SPAIN A report by the Royal Automobile Club of Catalonia (RACC in its Spanish acronym) says that the Ministry of Development's budget for road maintenance has been reduced by 38% since 2009. The same report says that if the investment were doubled, the social cost of accidents would drop by 20%. The maths are simple: present investment is €31,662 per kilometre, almost half of that social cost, which averages €64,182/km. The RACC has published a roadmap of the social costs that applies cost-benefit formulae, which is applied for similar studies in Germany, among other countries. Social costs are>>>
defined by such factors as emergency service costs, medical attention, physical rehab, repairs, etc. Figures come out at an average of €1.4 million per death, and some €219,000 per injured driver or passenger. This does not even take into account the emotional damage of an accident and the need in most cases to seek professional help. No surprise to most of the residents of the Campo de Gibraltar or the Costas, the study concludes that the A-7 between Torremolinos and where it meets the A-45 is among the top ten high accident-rated roads in the country. In that list are also the A-48 between Chiclana and the N-340.

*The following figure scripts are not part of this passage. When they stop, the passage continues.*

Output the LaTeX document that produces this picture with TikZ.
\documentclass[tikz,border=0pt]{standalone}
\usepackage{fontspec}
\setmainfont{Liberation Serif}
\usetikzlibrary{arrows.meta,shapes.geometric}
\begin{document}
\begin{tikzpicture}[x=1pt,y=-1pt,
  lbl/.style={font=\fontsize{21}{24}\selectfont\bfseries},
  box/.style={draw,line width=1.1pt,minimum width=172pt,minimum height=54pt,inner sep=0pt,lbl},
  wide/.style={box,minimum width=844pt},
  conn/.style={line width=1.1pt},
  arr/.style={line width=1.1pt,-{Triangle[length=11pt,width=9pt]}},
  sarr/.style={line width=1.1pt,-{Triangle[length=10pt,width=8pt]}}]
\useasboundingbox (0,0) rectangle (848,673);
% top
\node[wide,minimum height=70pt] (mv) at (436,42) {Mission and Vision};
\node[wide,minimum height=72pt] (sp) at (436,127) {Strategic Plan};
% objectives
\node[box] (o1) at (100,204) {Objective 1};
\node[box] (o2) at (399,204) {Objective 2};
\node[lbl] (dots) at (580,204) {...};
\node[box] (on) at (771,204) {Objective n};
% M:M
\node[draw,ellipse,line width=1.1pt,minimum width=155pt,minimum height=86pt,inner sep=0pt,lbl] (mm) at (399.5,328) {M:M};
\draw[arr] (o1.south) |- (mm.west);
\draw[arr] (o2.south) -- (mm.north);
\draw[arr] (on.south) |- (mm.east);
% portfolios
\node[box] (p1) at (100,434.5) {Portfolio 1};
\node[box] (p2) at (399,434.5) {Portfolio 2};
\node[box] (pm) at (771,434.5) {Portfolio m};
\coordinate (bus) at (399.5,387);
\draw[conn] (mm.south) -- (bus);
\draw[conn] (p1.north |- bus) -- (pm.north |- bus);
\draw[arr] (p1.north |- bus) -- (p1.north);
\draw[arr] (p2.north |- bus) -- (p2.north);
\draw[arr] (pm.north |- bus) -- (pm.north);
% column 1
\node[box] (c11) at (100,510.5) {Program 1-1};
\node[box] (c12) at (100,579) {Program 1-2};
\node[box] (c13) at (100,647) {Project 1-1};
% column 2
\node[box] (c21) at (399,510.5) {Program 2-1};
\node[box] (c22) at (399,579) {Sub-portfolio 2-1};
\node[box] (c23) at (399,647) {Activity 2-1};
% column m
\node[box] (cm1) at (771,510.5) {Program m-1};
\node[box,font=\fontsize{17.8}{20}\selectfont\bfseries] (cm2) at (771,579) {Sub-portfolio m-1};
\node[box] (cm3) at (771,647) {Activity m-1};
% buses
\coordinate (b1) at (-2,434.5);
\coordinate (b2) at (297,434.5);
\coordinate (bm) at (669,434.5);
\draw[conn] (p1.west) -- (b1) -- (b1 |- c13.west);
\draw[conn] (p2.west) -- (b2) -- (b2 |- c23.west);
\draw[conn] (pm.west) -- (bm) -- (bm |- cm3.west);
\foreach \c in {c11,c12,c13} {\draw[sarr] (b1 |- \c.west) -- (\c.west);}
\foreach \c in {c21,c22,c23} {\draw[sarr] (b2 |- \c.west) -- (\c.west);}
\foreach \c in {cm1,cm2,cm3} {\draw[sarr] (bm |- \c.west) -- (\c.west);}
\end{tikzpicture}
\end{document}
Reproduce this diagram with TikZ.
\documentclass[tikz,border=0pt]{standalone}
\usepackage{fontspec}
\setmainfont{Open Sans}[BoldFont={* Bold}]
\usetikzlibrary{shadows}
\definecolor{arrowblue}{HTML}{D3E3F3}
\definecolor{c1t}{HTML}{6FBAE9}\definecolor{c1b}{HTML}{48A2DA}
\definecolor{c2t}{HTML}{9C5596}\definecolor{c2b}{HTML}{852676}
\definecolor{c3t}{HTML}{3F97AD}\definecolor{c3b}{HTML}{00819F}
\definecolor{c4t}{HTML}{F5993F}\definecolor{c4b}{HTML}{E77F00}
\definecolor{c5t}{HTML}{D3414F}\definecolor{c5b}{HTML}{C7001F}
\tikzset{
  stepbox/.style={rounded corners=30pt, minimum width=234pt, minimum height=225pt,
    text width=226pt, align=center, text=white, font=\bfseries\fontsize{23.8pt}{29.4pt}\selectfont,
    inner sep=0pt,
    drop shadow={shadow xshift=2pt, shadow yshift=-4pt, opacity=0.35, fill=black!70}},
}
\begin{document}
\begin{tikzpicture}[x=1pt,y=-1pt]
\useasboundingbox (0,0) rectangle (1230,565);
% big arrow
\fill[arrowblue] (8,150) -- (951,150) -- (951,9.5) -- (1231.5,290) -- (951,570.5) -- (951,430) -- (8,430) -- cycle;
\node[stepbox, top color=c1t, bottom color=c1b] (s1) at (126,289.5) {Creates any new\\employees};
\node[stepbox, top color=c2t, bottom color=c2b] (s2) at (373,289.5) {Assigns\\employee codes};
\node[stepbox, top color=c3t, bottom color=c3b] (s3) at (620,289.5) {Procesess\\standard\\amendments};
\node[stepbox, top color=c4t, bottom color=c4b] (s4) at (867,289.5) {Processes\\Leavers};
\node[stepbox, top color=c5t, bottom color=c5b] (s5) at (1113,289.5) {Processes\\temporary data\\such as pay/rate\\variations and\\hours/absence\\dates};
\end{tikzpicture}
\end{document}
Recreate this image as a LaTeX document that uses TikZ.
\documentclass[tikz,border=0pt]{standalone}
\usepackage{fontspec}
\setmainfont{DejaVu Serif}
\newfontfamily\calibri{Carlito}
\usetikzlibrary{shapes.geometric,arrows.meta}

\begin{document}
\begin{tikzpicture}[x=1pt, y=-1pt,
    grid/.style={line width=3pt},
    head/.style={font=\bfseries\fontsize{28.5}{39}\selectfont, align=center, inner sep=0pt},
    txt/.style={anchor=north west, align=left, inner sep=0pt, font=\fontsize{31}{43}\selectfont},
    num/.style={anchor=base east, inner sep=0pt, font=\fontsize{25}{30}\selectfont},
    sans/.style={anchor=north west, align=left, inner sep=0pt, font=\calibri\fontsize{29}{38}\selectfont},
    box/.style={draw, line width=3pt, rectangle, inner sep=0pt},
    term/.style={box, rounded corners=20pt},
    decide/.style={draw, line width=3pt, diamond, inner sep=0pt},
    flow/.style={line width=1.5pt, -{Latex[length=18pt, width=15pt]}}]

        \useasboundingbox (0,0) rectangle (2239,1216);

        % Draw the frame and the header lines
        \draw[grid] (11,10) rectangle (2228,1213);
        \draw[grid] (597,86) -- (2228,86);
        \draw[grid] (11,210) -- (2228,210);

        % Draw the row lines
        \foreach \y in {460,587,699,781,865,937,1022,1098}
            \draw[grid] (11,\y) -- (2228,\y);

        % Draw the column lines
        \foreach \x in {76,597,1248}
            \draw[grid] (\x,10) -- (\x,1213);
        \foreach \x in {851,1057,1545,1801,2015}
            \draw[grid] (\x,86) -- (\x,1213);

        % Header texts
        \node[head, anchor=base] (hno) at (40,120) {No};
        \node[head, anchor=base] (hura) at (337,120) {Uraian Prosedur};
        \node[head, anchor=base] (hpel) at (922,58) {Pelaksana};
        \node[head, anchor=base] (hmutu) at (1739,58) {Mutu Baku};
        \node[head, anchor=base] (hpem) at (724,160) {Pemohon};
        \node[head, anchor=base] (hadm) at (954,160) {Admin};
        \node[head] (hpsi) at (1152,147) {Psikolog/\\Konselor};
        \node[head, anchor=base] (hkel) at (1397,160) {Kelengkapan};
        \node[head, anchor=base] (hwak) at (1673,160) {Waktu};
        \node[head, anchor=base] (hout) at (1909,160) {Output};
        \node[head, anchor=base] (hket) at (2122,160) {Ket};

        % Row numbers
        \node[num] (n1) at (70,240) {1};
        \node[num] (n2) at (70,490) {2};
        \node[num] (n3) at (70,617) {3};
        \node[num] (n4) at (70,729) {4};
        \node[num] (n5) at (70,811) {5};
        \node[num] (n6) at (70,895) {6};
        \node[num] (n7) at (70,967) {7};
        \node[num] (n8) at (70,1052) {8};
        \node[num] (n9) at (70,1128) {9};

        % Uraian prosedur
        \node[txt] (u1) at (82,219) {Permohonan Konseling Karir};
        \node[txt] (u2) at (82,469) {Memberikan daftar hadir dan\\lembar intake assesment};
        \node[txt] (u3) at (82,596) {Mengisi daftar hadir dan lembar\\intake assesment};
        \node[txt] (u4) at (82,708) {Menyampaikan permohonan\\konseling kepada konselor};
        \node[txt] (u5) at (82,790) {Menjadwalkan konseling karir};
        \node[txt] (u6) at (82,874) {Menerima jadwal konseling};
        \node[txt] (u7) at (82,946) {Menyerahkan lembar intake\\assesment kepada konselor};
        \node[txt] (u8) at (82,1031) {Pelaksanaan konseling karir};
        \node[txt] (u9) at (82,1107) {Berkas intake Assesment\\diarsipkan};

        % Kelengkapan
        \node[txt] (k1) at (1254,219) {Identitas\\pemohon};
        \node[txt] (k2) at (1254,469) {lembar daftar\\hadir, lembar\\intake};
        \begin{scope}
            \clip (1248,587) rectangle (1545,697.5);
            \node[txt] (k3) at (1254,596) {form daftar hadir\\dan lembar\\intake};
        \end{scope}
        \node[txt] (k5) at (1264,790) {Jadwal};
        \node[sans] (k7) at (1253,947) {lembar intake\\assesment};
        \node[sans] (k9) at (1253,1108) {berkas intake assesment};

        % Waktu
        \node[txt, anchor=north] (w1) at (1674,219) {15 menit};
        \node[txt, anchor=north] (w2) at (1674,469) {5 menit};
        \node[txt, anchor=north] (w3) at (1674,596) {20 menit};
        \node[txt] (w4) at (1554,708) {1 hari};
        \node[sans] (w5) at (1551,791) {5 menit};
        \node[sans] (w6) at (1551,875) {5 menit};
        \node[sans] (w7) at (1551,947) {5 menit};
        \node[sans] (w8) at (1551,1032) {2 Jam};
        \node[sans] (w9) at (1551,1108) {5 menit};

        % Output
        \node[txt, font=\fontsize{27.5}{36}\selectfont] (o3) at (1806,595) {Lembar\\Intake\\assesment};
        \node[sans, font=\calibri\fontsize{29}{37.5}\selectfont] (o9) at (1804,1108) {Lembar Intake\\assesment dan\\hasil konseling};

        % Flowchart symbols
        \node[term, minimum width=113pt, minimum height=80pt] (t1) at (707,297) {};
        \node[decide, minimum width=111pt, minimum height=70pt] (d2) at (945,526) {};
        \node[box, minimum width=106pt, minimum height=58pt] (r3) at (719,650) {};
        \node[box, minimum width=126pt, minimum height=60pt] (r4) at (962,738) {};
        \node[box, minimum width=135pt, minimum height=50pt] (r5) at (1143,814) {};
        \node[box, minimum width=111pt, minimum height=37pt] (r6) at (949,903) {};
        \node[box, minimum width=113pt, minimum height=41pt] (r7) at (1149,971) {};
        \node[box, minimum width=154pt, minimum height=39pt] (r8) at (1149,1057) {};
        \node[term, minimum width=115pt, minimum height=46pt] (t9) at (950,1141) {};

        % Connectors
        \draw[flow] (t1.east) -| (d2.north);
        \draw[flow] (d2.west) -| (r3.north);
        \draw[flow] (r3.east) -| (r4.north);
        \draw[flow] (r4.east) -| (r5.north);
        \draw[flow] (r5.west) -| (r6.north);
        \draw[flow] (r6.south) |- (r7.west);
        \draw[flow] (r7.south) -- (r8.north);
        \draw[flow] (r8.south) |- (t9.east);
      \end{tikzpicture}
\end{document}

Five out of ten roads heading of the social cost are along the Mediterranean coastline and are not dual carriageways: the N-332 (Gandía, Valencia), the N-340 on several stretches, and the NII near Barcelona.
In fact, the social cost per kilometer is highest on 16 stretches of the N-340, over €200,000.
The report ends by pointing out that the map provides a way of setting priorities for investing what little money there may be (€818m this year) for maintenance because 'good maintenance diminishes accidents and the enormous human repercussions these mean'.